Small Variance Asymptotics, Bayesian Nonparametrics, and k-means

August 2, 2012
Brian Kulis | Ohio State University

Bayesian approaches to clustering permit great flexibility existing models can handle cases when the number of clusters is not known upfront, or when one wants to share clusters across multiple data sets. Despite this flexibility, simpler methods such as k-means are the preferred choice in many applications due to their simplicity and scalability.

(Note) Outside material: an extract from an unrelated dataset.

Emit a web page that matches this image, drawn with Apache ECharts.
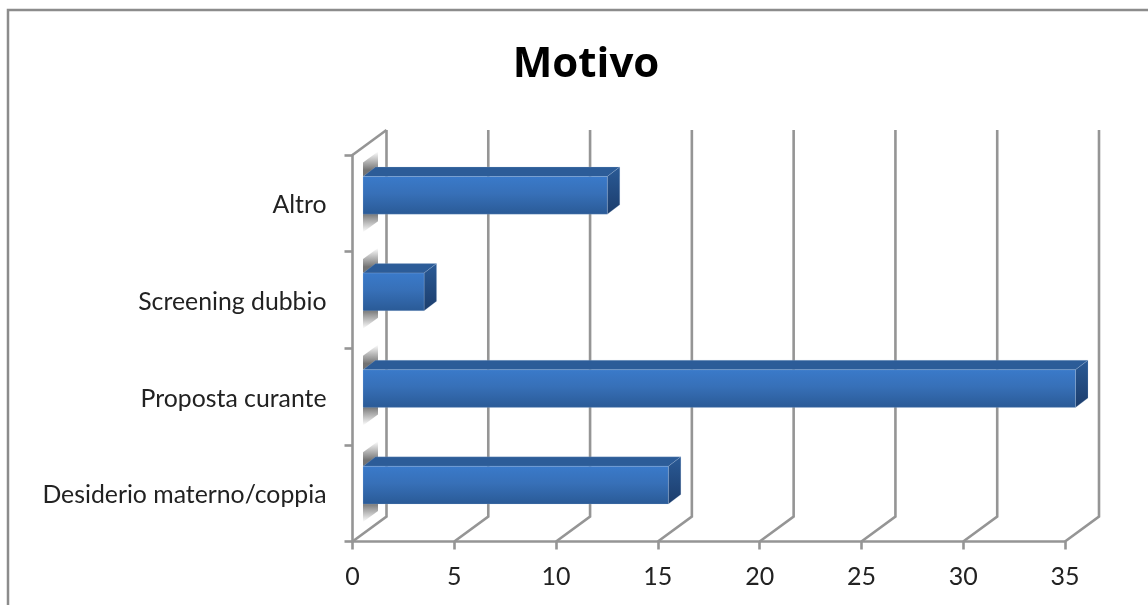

One way to view k-means from a probabilistic perspective is as arising from a mixture of Gaussians model where the covariance of each cluster tends to zero. This talk will explore the use of similar asymptotics over a rich class of Bayesian nonparametric models, leading to several new algorithms that feature the simplicity of k-means as well as the flexibility of Bayesian nonparametrics. Among the methods discussed include: i) a k-means-like algorithm based on asymptotics of the Dirichlet process mixture model that does not fix the number of clusters upfront, ii) an algorithm for clustering multiple data sets based on the hierarchical Dirichlet process, iii) an overlapping clustering algorithm based on asymptotics of the beta process, iv) a k-means-like topic modeling algorithm arising from asymptotics over a Bayesian nonparametric hierarchical multinomial mixture.

Speaker Details

I am an assistant professor in the CSE department at Ohio State University.
Previously, I spent three years as a postdoc at UC Berkeley EECS (Computer Science Division), and was also affiliated with ICSI, where I had the good fortune to work with Trevor Darrell, Stuart Russell, Michael Jordan, and Peter Bartlett. Broadly speaking, I am interested in all aspects of machine learning, with an emphasis on applications to computer vision. Most of my research focuses on making it easier to analyze and search complex, large-scale data. A major focus is on large-scale optimization for core problems in machine learning such as metric learning, content-based search, clustering, and online learning. I am increasingly interested in large-scale graphical models, Bayesian inference, and Bayesian nonparametrics.

I finished my Ph.D. in computer science in November, 2008, supervised by Inderjit Dhillon in the University of Texas at Austin computer science department. I did my undergrad in computer science and mathematics at Cornell University. I have also worked with John Platt and Arun Surendran at Microsoft Research on large-scale optimization, and as an undergraduate, I worked with John Hopcroft on tracking topics in networked data over time. During the Fall 2007 semester, I was a research fellow at the Institute for Pure and Applied Mathematics at U.C.L.A.